MATERIAL>
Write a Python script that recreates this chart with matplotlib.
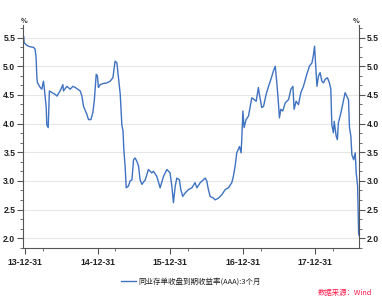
import matplotlib
matplotlib.use("Agg")
import matplotlib.pyplot as plt
import matplotlib.dates as mdates
import matplotlib.ticker as mticker
import numpy as np
import pandas as pd

plt.rcParams['font.family'] = ['Noto Sans CJK SC', 'DejaVu Sans']

# 同业存单 AAA 3个月 收益率
dates = [
    "2013-12-20", "2013-12-23", "2013-12-26", "2014-01-10", "2014-01-25", "2014-02-11",
    "2014-02-19", "2014-02-24", "2014-02-28", "2014-03-03", "2014-03-17", "2014-03-25",
    "2014-04-02", "2014-04-06", "2014-04-16", "2014-04-19", "2014-04-26", "2014-05-02",
    "2014-05-15", "2014-05-31", "2014-06-09", "2014-06-25", "2014-07-09", "2014-07-12",
    "2014-07-29", "2014-08-15", "2014-08-28", "2014-09-09", "2014-10-04", "2014-10-13",
    "2014-10-21", "2014-11-07", "2014-11-15", "2014-11-27", "2014-12-07", "2014-12-14",
    "2014-12-24", "2014-12-30", "2015-01-04", "2015-01-13", "2015-01-29", "2015-02-16",
    "2015-03-04", "2015-03-18", "2015-03-29", "2015-04-07", "2015-04-15", "2015-04-24",
    "2015-05-02", "2015-05-08", "2015-05-12", "2015-05-19", "2015-05-24", "2015-06-04",
    "2015-06-13", "2015-06-22", "2015-06-30", "2015-07-08", "2015-07-17", "2015-07-25",
    "2015-08-02", "2015-08-11", "2015-08-28", "2015-09-13", "2015-09-30", "2015-10-08",
    "2015-10-25", "2015-11-11", "2015-11-28", "2015-12-15", "2015-12-31", "2016-01-09",
    "2016-01-17", "2016-01-26", "2016-02-03", "2016-02-16", "2016-02-23", "2016-03-04",
    "2016-03-16", "2016-04-02", "2016-04-19", "2016-05-05", "2016-05-14", "2016-05-31",
    "2016-06-16", "2016-06-25", "2016-07-03", "2016-07-11", "2016-07-20", "2016-08-06",
    "2016-08-14", "2016-08-31", "2016-09-17", "2016-10-04", "2016-10-20", "2016-11-06",
    "2016-11-14", "2016-11-23", "2016-12-01", "2016-12-15", "2016-12-23", "2016-12-27",
    "2017-01-01", "2017-01-07", "2017-01-17", "2017-01-29", "2017-02-07", "2017-02-15",
    "2017-02-27", "2017-03-09", "2017-03-20", "2017-03-25", "2017-04-06", "2017-04-15",
    "2017-04-28", "2017-05-10", "2017-05-22", "2017-06-04", "2017-06-13", "2017-06-21",
    "2017-06-29", "2017-07-04", "2017-07-11", "2017-07-21", "2017-08-02", "2017-08-19",
    "2017-08-31", "2017-09-10", "2017-09-16", "2017-09-26", "2017-10-08", "2017-10-20",
    "2017-11-02", "2017-11-19", "2017-12-02", "2017-12-15", "2017-12-23", "2017-12-28",
    "2018-01-02", "2018-01-09", "2018-01-17", "2018-01-25", "2018-02-03", "2018-02-11",
    "2018-02-19", "2018-03-03", "2018-03-13", "2018-03-20", "2018-03-25", "2018-04-02",
    "2018-04-06", "2018-04-16", "2018-04-22", "2018-04-27", "2018-05-10", "2018-05-20",
    "2018-05-31", "2018-06-12", "2018-06-17", "2018-06-22", "2018-06-29", "2018-07-04",
    "2018-07-13", "2018-07-21", "2018-07-26", "2018-08-02", "2018-08-07", "2018-08-09",
]
rates = [
    5.45, 5.52, 5.41, 5.36, 5.34, 5.33,
    5.30, 5.15, 4.80, 4.71, 4.63, 4.60,
    4.74, 4.63, 4.28, 3.98, 3.93, 4.57,
    4.54, 4.51, 4.48, 4.57, 4.68, 4.57,
    4.65, 4.60, 4.65, 4.63, 4.57, 4.48,
    4.30, 4.16, 4.07, 4.07, 4.19, 4.39,
    4.86, 4.83, 4.63, 4.68, 4.70, 4.71,
    4.74, 4.80, 5.09, 5.06, 4.80, 4.51,
    3.98, 3.87, 3.55, 3.23, 2.88, 2.91,
    3.00, 3.02, 3.37, 3.40, 3.34, 3.26,
    3.02, 2.94, 3.02, 3.20, 3.14, 3.17,
    3.08, 2.88, 3.08, 3.20, 3.14, 2.91,
    2.62, 2.91, 3.05, 3.02, 2.85, 2.73,
    2.79, 2.85, 2.88, 2.97, 2.88, 2.97,
    3.02, 3.05, 3.00, 2.85, 2.73, 2.70,
    2.67, 2.70, 2.76, 2.85, 2.88, 2.97,
    3.08, 3.26, 3.49, 3.60, 3.49, 3.78,
    4.22, 3.93, 4.07, 4.13, 4.30, 4.45,
    4.42, 4.39, 4.63, 4.51, 4.28, 4.30,
    4.51, 4.65, 4.77, 4.92, 5.00, 4.71,
    4.36, 4.10, 4.25, 4.22, 4.36, 4.42,
    4.60, 4.65, 4.25, 4.39, 4.33, 4.54,
    4.65, 4.86, 5.00, 5.06, 5.21, 5.35,
    5.06, 4.65, 4.83, 4.89, 4.74, 4.71,
    4.77, 4.80, 4.71, 4.60, 3.98, 3.84,
    4.04, 3.78, 3.72, 4.01, 4.19, 4.36,
    4.54, 4.45, 4.42, 3.93, 3.78, 3.46,
    3.37, 3.49, 3.14, 2.91, 2.09, 2.05,
]
series_name = "同业存单收盘到期收益率(AAA):3个月"
year_ticks = ["2013-12-31", "2014-12-31", "2015-12-31", "2016-12-31", "2017-12-31"]

x = pd.to_datetime(dates)
line_color = "#3f72c0"
text_color = "#202020"

fig = plt.figure(figsize=(3.82, 3.03), dpi=100)
ax = fig.add_axes([0.0602, 0.1815, 0.8796, 0.736])

ax.plot(x, rates, color=line_color, linewidth=1.0, label=series_name)

ax.set_xlim(pd.Timestamp("2013-12-20"), pd.Timestamp("2018-08-09"))
ax.set_ylim(1.83, 5.72)

ax.set_xticks(pd.to_datetime(year_ticks))
ax.xaxis.set_major_formatter(mdates.DateFormatter("%y-%m-%d"))
ax.xaxis.set_minor_locator(mdates.MonthLocator(bymonth=[3, 6, 9, 12], bymonthday=31))
ax.set_yticks(np.arange(2.0, 5.51, 0.5))
ax.yaxis.set_major_formatter(mticker.FormatStrFormatter("%.1f"))
ax.yaxis.set_minor_locator(mticker.AutoMinorLocator(3))

ax.tick_params(axis="both", which="major", labelsize=6.2, colors="#555555",
               labelcolor=text_color, length=4, width=0.8)
ax.tick_params(axis="both", which="minor", colors="#555555", length=2.5, width=0.6)
ax.tick_params(axis="y", which="both", left=True, right=True, labelleft=True, labelright=True)
ax.tick_params(axis="y", pad=1.5)
ax.tick_params(axis="x", pad=3)

# tick labels in a narrow bold sans, both y sides
for t in ax.xaxis.get_major_ticks() + ax.yaxis.get_major_ticks():
    for lab in (t.label1, t.label2):
        lab.set_fontfamily("Liberation Sans")
        lab.set_fontweight("bold")

ax.grid(axis="y", color="#e6e6e6", linewidth=0.8)
ax.set_axisbelow(True)
for side in ["left", "right", "bottom"]:
    ax.spines[side].set_color("#555555")
    ax.spines[side].set_linewidth(0.8)
ax.spines["top"].set_visible(False)

# unit labels above both y axes
fig.text(0.0628, 0.922, "%", fontsize=5, color="#222222", ha="center", va="bottom", fontweight="bold")
fig.text(0.932, 0.922, "%", fontsize=5, color="#222222", ha="center", va="bottom", fontweight="bold")

fig.legend(loc="center", bbox_to_anchor=(0.50, 0.07), frameon=False, fontsize=5.4,
           handlelength=2.0, handletextpad=0.4, labelcolor=text_color)

fig.text(0.975, 0.02, "数据来源：Wind", fontsize=5.3, color="#ff1a4a", style="italic",
         ha="right", va="bottom")

fig.savefig("out.png", dpi=100)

STATED PROBLEM> From the first line of the material down to the line containing "plt.rcParams['font.family'] = ['Noto", inclusive, return each line exactly, skipping any picture.

THE OUTPUT>
Write a Python script that recreates this chart with matplotlib.
import matplotlib
matplotlib.use("Agg")
import matplotlib.pyplot as plt
import matplotlib.dates as mdates
import matplotlib.ticker as mticker
import numpy as np
import pandas as pd

plt.rcParams['font.family'] = ['Noto Sans CJK SC', 'DejaVu Sans']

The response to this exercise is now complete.